Work required: Set down only the lines running from the one with "Output the Python" to the one with "ax = fig.add_axes([left_x", both lines included, exactly as they stand, please.

Provided records:
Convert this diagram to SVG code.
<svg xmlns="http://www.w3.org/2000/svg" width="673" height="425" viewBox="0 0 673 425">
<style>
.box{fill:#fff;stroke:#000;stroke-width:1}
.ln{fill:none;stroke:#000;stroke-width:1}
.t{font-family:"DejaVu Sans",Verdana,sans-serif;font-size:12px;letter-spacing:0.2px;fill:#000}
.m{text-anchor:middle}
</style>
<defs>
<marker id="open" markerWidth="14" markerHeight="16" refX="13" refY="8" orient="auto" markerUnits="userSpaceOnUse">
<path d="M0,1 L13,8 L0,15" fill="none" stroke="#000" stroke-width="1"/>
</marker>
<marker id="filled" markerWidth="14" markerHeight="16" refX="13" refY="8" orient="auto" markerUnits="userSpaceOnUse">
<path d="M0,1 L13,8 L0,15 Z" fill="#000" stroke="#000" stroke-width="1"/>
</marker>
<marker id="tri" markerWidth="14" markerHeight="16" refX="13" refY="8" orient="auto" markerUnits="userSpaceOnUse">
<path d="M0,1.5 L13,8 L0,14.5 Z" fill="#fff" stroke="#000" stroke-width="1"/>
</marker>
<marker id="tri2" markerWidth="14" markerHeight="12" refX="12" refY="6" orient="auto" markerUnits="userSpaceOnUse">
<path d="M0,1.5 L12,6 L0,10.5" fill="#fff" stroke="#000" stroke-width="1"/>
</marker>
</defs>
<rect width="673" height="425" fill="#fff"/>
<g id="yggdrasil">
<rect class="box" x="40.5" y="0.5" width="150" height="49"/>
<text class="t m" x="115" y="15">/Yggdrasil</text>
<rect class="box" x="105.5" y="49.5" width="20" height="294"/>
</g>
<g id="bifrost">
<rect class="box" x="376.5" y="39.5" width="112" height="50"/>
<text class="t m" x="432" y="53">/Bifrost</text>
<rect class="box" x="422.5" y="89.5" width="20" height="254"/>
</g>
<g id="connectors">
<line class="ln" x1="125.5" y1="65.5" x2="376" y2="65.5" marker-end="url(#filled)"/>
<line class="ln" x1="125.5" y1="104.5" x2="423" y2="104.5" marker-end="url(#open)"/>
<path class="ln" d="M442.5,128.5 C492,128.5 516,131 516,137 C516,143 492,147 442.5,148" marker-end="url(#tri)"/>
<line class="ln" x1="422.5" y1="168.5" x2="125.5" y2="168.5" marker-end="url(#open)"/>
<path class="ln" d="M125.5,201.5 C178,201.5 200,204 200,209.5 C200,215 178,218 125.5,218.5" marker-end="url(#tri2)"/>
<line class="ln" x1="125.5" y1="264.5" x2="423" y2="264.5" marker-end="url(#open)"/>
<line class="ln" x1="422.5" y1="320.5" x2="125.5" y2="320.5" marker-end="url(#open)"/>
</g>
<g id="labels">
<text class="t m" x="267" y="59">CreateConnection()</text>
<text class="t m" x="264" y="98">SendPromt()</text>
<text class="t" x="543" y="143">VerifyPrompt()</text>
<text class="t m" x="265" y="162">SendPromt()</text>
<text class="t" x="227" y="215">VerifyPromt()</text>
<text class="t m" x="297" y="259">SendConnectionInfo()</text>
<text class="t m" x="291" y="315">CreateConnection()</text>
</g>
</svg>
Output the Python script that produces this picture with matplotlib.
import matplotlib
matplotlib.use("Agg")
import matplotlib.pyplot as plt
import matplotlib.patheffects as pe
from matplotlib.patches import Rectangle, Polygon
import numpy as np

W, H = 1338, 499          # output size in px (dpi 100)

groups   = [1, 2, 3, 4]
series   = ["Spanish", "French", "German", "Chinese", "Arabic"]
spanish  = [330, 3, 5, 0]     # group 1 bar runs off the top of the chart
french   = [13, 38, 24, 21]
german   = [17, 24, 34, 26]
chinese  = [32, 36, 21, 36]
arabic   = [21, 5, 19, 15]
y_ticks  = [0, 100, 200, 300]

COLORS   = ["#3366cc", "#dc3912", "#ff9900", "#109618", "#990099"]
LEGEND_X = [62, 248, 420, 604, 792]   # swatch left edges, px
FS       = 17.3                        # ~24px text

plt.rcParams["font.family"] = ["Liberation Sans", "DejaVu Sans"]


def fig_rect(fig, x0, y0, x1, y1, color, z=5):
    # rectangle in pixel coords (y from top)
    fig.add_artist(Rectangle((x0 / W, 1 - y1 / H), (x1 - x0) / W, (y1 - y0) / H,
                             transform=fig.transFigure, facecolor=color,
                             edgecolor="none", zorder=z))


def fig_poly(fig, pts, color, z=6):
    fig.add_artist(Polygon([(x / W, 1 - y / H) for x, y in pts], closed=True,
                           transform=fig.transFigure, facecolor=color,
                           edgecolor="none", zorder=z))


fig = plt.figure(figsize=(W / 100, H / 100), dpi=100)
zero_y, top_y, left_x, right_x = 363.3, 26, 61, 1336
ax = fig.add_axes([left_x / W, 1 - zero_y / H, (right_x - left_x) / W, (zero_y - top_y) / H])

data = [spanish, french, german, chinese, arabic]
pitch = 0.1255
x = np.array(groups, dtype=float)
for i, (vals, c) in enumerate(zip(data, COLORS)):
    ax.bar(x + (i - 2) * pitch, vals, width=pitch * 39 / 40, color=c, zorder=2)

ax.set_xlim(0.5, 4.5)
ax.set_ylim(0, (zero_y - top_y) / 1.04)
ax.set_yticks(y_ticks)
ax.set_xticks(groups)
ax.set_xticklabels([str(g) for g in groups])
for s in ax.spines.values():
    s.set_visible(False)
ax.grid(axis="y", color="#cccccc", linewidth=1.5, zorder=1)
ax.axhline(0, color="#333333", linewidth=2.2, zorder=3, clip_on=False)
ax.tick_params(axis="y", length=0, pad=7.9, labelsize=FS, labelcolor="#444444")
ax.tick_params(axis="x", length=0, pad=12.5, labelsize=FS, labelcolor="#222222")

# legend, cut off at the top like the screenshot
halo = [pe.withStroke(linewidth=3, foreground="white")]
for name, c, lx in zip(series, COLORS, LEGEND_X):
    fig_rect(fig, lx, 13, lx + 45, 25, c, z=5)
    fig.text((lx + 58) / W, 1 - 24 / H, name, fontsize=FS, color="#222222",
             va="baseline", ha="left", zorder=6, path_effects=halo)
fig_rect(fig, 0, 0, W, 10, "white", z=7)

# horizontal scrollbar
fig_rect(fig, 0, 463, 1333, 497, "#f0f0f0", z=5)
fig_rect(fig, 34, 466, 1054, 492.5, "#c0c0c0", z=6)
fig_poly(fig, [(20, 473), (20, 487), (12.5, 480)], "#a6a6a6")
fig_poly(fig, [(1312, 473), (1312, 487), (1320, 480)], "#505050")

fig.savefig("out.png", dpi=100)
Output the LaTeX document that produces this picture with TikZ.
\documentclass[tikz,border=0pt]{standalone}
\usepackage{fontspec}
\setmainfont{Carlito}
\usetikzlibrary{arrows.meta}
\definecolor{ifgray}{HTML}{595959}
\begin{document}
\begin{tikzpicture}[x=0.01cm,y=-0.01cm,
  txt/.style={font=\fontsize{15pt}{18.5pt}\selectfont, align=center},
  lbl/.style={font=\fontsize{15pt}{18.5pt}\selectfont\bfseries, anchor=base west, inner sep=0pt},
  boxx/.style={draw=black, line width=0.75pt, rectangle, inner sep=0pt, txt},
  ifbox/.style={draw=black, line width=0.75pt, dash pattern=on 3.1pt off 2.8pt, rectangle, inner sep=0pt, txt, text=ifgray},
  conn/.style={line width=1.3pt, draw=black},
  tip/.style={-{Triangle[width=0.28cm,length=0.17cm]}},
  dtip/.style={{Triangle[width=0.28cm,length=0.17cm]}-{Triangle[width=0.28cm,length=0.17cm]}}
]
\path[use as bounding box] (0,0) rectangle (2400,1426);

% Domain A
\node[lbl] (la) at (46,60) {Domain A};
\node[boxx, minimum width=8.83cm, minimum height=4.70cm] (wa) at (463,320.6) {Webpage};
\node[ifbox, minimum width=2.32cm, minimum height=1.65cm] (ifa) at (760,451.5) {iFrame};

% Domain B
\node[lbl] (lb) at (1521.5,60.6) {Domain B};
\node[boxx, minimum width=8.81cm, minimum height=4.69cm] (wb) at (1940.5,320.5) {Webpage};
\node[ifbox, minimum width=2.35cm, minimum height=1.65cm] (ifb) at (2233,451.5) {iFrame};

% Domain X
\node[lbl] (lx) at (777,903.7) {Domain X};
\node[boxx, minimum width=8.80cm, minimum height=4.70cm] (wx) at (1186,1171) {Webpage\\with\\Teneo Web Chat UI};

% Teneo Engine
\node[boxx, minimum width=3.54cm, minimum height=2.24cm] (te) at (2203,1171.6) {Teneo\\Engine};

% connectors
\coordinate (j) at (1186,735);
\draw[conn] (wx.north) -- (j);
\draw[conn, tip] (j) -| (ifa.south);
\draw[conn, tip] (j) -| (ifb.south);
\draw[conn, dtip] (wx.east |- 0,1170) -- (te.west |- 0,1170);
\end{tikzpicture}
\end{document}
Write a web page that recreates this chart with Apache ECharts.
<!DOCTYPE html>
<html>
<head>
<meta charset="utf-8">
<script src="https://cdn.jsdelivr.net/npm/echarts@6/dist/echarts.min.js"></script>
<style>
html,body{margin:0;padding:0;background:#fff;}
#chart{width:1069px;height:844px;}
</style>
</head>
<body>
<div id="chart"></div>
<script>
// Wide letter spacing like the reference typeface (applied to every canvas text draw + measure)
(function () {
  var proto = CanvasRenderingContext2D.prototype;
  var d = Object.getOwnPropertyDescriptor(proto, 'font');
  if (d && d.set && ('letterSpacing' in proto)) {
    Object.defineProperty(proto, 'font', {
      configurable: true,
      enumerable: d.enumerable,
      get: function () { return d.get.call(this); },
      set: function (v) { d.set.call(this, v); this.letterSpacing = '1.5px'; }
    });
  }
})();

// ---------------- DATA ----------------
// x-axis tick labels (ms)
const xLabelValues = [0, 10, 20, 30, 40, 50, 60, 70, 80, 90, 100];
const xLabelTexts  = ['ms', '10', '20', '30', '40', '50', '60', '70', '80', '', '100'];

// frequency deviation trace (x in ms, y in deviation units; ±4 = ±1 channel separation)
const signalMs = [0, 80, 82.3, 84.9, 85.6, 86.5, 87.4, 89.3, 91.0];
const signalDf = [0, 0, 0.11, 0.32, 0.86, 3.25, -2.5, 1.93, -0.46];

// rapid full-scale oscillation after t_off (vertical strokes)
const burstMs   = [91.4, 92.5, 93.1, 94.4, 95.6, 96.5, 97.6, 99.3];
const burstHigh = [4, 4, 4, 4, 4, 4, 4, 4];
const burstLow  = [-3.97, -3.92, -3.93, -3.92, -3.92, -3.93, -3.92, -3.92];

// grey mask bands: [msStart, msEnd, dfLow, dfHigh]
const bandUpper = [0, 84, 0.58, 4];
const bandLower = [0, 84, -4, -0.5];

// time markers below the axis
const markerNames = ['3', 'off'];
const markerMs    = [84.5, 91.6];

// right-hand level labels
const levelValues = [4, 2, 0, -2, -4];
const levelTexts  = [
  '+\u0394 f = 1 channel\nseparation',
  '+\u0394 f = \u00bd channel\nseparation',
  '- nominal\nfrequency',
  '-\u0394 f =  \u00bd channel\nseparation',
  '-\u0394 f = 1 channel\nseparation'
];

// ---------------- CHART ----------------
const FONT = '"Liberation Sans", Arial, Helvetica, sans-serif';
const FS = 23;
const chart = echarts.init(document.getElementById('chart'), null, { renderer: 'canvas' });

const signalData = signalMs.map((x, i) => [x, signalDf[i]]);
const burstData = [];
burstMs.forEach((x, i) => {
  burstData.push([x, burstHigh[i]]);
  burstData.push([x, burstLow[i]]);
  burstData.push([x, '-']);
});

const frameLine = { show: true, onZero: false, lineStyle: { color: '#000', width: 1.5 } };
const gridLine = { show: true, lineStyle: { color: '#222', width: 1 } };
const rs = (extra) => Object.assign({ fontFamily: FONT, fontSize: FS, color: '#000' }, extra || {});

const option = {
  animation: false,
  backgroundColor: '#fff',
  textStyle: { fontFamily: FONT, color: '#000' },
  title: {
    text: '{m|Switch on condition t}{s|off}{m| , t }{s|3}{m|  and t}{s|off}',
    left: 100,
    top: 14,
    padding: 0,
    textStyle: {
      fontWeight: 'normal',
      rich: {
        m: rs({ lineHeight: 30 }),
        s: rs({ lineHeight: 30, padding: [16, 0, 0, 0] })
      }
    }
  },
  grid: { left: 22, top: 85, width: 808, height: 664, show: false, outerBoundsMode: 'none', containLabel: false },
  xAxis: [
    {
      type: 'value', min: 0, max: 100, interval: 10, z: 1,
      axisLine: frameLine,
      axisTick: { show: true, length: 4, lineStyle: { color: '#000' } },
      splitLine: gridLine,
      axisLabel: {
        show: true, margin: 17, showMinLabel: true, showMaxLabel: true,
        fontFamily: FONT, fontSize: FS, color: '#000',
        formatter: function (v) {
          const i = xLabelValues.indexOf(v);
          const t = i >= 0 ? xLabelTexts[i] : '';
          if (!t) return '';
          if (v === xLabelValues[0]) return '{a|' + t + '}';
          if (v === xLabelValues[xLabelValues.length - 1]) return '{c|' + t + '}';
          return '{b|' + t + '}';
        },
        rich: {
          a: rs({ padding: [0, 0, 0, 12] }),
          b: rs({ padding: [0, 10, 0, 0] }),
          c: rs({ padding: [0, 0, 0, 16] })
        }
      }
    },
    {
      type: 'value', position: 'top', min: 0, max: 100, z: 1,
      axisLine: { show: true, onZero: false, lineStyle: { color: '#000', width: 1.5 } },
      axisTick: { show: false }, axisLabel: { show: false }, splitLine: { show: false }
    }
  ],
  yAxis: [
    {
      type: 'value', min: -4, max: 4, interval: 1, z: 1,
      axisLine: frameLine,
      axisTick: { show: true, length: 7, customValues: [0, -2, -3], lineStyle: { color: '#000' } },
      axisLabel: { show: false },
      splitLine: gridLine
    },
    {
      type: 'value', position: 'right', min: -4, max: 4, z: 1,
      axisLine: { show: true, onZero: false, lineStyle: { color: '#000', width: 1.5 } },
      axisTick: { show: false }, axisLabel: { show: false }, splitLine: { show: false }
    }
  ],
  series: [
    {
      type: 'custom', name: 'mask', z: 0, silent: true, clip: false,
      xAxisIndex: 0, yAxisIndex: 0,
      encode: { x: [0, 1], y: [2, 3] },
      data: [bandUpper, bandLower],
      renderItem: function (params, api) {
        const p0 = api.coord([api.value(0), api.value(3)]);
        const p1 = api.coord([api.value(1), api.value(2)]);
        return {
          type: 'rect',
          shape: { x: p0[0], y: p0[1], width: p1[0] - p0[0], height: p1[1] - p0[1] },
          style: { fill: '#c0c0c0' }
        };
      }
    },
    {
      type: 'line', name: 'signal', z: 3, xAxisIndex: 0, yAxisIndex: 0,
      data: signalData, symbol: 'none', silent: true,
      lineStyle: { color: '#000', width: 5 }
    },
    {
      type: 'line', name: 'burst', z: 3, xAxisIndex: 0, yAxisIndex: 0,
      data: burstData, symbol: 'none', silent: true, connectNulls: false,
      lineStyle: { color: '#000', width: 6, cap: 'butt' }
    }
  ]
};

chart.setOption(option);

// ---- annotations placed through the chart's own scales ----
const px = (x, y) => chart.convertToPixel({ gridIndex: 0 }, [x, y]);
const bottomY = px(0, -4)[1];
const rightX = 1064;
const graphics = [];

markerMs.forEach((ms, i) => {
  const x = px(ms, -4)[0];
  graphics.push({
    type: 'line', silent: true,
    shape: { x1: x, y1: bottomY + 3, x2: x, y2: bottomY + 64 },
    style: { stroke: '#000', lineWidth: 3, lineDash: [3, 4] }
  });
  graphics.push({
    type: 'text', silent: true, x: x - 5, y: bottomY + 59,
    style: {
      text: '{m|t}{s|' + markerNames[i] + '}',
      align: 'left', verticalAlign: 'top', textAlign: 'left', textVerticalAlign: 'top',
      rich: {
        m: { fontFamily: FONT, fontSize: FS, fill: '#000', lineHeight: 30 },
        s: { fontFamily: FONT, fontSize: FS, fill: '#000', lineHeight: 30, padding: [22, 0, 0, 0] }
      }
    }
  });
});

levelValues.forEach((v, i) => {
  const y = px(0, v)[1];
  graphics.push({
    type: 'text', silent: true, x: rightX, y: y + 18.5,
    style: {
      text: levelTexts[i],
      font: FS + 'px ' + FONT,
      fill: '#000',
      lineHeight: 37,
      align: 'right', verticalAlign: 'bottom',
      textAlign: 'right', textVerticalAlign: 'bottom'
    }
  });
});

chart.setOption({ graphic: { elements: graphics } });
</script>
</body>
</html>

Full answer:
Output the Python script that produces this picture with matplotlib.
import matplotlib
matplotlib.use("Agg")
import matplotlib.pyplot as plt
import matplotlib.patheffects as pe
from matplotlib.patches import Rectangle, Polygon
import numpy as np

W, H = 1338, 499          # output size in px (dpi 100)

groups   = [1, 2, 3, 4]
series   = ["Spanish", "French", "German", "Chinese", "Arabic"]
spanish  = [330, 3, 5, 0]     # group 1 bar runs off the top of the chart
french   = [13, 38, 24, 21]
german   = [17, 24, 34, 26]
chinese  = [32, 36, 21, 36]
arabic   = [21, 5, 19, 15]
y_ticks  = [0, 100, 200, 300]

COLORS   = ["#3366cc", "#dc3912", "#ff9900", "#109618", "#990099"]
LEGEND_X = [62, 248, 420, 604, 792]   # swatch left edges, px
FS       = 17.3                        # ~24px text

plt.rcParams["font.family"] = ["Liberation Sans", "DejaVu Sans"]


def fig_rect(fig, x0, y0, x1, y1, color, z=5):
    # rectangle in pixel coords (y from top)
    fig.add_artist(Rectangle((x0 / W, 1 - y1 / H), (x1 - x0) / W, (y1 - y0) / H,
                             transform=fig.transFigure, facecolor=color,
                             edgecolor="none", zorder=z))


def fig_poly(fig, pts, color, z=6):
    fig.add_artist(Polygon([(x / W, 1 - y / H) for x, y in pts], closed=True,
                           transform=fig.transFigure, facecolor=color,
                           edgecolor="none", zorder=z))


fig = plt.figure(figsize=(W / 100, H / 100), dpi=100)
zero_y, top_y, left_x, right_x = 363.3, 26, 61, 1336
ax = fig.add_axes([left_x / W, 1 - zero_y / H, (right_x - left_x) / W, (zero_y - top_y) / H])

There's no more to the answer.